begin
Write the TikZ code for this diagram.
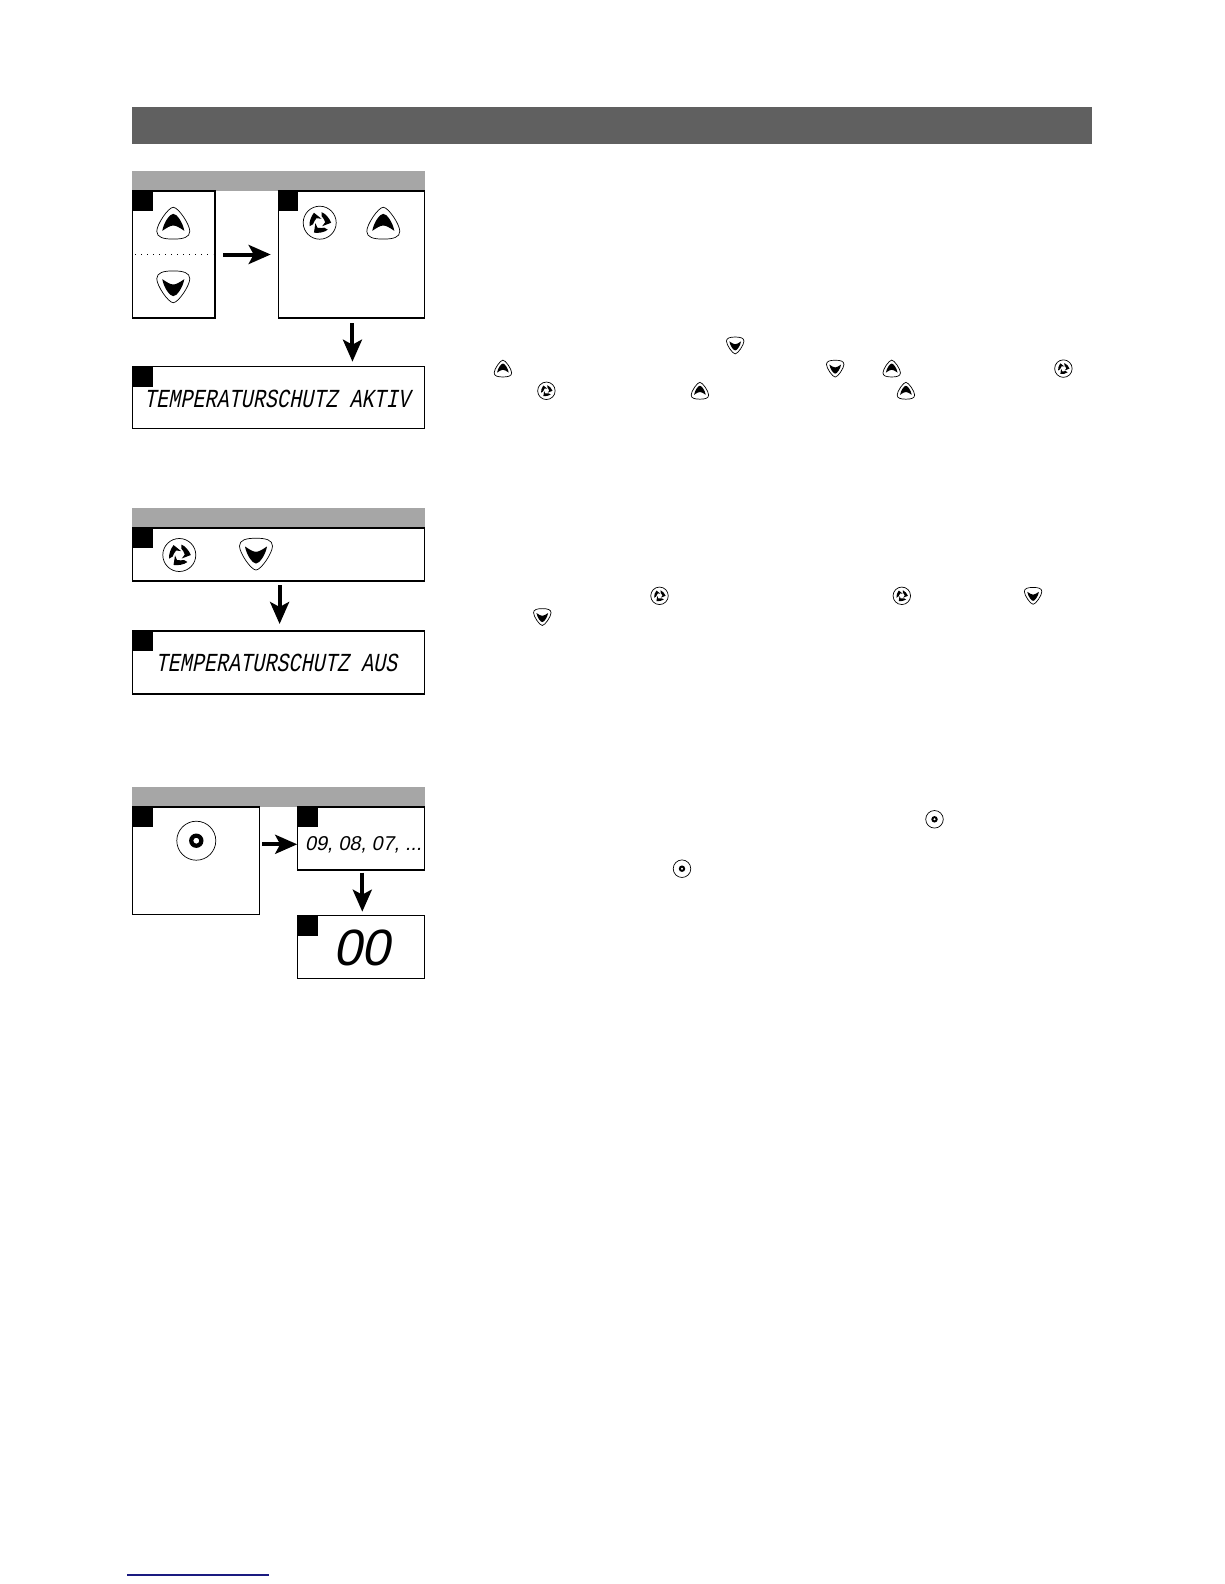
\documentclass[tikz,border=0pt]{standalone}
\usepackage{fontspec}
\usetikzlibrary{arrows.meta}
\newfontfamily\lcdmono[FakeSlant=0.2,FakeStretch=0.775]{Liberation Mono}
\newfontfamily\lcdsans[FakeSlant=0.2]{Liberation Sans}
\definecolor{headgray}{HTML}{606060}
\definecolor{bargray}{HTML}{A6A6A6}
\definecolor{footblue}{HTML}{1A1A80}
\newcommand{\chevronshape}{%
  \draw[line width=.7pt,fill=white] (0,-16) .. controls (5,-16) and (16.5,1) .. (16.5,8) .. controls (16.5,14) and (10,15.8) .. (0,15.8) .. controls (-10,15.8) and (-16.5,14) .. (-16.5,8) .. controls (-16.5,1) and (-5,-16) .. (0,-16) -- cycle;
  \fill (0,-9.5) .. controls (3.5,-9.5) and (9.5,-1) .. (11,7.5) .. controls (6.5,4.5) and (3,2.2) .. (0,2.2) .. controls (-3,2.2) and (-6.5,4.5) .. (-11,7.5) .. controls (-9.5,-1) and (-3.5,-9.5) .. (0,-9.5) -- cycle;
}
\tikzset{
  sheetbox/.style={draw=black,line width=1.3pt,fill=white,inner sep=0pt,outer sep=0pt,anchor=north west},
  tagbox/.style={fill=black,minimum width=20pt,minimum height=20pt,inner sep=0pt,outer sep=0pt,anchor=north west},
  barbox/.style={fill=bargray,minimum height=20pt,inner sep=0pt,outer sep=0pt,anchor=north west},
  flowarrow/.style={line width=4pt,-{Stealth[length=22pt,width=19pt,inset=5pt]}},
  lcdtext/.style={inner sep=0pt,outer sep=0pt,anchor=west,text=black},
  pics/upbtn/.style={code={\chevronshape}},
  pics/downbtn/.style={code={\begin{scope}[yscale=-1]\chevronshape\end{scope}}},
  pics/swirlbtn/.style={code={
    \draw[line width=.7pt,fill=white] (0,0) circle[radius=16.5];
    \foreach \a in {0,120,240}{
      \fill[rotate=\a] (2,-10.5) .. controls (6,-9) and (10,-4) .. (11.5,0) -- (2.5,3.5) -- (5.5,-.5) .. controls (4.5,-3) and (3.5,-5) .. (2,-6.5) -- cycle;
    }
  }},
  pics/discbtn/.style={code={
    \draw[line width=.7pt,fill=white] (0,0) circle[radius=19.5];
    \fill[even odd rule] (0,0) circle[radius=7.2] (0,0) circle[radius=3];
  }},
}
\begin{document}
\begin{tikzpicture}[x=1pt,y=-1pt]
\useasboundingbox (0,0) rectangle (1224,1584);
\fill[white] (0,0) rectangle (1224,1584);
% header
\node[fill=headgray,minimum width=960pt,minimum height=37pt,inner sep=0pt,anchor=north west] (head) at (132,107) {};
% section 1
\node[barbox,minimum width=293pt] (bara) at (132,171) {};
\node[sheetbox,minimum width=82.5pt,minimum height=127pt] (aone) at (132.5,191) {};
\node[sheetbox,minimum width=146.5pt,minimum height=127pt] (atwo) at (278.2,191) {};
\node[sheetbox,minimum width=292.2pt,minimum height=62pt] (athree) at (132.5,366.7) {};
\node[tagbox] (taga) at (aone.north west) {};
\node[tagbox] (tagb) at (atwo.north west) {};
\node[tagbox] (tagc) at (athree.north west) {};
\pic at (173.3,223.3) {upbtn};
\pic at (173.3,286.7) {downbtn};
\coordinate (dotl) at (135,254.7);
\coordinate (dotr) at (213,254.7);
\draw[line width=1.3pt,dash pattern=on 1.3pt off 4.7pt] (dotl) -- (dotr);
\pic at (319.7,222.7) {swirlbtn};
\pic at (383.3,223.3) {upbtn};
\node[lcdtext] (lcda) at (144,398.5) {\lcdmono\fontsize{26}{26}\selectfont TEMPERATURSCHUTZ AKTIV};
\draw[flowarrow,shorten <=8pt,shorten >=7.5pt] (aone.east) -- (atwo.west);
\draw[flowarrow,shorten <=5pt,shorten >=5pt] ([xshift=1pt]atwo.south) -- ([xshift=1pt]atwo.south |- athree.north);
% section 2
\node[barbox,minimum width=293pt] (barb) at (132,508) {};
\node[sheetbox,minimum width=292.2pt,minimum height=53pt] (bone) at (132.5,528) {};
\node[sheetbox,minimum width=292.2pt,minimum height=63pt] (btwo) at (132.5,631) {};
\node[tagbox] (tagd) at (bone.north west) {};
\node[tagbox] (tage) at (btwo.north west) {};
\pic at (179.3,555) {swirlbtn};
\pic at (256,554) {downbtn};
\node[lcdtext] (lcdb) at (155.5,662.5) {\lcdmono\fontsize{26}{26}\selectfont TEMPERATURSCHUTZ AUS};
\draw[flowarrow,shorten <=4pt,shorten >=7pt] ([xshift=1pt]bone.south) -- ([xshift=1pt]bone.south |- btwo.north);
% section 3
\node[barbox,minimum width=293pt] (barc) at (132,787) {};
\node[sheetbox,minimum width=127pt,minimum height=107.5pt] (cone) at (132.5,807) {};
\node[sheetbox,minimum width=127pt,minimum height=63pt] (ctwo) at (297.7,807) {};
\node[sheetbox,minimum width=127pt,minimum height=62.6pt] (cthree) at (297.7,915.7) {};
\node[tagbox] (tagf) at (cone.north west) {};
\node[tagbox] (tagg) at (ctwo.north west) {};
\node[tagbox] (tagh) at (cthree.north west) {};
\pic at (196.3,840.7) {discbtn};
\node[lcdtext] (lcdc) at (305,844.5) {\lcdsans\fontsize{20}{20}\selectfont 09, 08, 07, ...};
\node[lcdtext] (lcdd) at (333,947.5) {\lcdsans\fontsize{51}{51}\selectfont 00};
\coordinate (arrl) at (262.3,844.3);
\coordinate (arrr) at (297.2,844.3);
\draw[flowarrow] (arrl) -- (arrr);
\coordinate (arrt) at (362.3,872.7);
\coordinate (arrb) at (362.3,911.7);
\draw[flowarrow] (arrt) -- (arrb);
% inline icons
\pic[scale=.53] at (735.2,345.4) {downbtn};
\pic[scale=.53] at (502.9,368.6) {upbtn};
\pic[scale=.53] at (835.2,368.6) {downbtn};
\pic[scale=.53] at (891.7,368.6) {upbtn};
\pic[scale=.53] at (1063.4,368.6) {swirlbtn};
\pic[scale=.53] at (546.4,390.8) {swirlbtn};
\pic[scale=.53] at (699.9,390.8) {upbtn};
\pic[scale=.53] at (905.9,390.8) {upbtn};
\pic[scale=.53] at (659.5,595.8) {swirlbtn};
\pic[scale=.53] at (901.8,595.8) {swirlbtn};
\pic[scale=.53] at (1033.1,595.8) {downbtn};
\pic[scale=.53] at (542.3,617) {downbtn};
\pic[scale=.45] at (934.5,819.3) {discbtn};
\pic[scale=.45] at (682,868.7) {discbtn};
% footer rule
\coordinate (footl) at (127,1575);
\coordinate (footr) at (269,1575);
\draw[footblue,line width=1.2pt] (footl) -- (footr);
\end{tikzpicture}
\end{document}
end
▶ THE TASK
Every line of the listing that holds "code" is to be counted; give only the resulting number.

▶ ANSWER
5